En el valle de Elah
Director: Paul Haggis
17 enero, 2008 01:00El mecanismo del formato narrativo consiste en identificar la mirada del espectador con la de un padre (honrado ciudadano de incuestionable fidelidad a la patria, impoluta hoja de servicios militares y acrisolada honradez) empeñado en investigar las circunstancias en las que ha muerto su hijo (soldado en Iraq). La audiencia acompaña en todo momento al personaje (interpretado por Tommy Lee Jones) hasta descubrir la verdad que el secretismo militar intenta ocultar. También en este aspecto, por tanto, la fórmula no hace más que imitar las pautas utilizadas ya por filmes como No hay salida (Roger Donaldson), Hardcore (Paul Schrader) o Algunos hombres buenos (Rob Reiner).
La articulación de este formato con la citada perspectiva ideológica ofrece resultados gratificantes. La mirada del liberal Paul Haggis encontrará en el espectador crítico con la invasión un interlocutor que se verá fielmente recompensado por la bien dosificada estructura narrativa. Por eso, cuando el protagonista decida finalmente invertir la bandera en lo alto del mástil para reconocer así que el país tiene problemas, la catarsis moral consigue su objetivo: redime al protagonista y gratifica al espectador identificado con su evolución interna. Todo en orden. Sólo que éste es, sin duda, un orden sospechoso. Un orden construido con minucioso cálculo por el guión, impermeable a toda complejidad o turbulencia subterránea. Un orden que no se asienta sobre la duda, ni sobre la reflexión, ni sobre el análisis de la compleja, frágil y contradictoria realidad interpelada (la conciencia moral del país interior), sino sobre la afirmación de un itinerario que persigue dar un sentido inequívoco -y decidido de antemano- a esa realidad. La crisis ética del protagonista no es interrogada, provocada por las imágenes; es simplemente ilustrada (de forma tan solvente como previsible) por un guión construido a la medida exacta del discurso premeditado y formateado desde su concepción.
Entiéndase bien. No es cuestión de menospreciar en lo que vale el discurso del liberalismo crítico esta- dounidense sobre el tema. Sólo que ese posicionamiento no garantiza ningún rédito adicional en el territorio creativo. Paul Haggis parece convencido de que las instituciones americanas estarán a salvo mientras existan héroes nobles como su protagonista, pero John Ford (el viejo y católico Ford, poco sospechoso de izquierdismo, pero más brechtiano) nos enseñó hace ya mucho que un sistema insano no sólo puede perpetuarse gracias a los hombres nobles, sino que necesita hombres nobles para perpetuarse, lo que resulta bastante menos tranquilizador y nos obliga a cuestionar muchas más cosas.

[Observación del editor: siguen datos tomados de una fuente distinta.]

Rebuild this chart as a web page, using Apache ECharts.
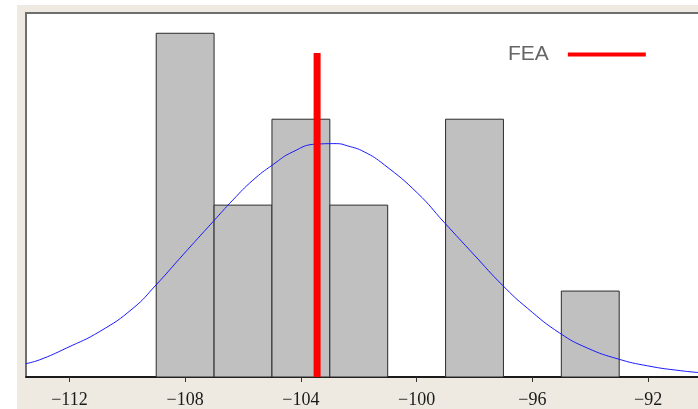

Ford sabía que la leyenda (la nobleza de los héroes) era sólo un componente del mito necesario sobre el que se asientan los valores de una determinada idea de la patria. Y además nos avisó repetidamente (Fort Apache, El hombre que mató a Liberty Valance) de que la realidad era casi siempre diferente, menos épica y bastante más prosaica o incluso dolorosamente incómoda. Haggis confunde la leyenda con la realidad o, aún peor, disfraza la realidad de leyenda. Por ello su confortable alegato no nos ayudará a comprender la compleja realidad que se esconde bajo los pliegues del país que en su día apoyó mayoritariamente la locura de Bush y que ahora empieza a sacudirse el espejismo y comienza a sufrir la pesadilla.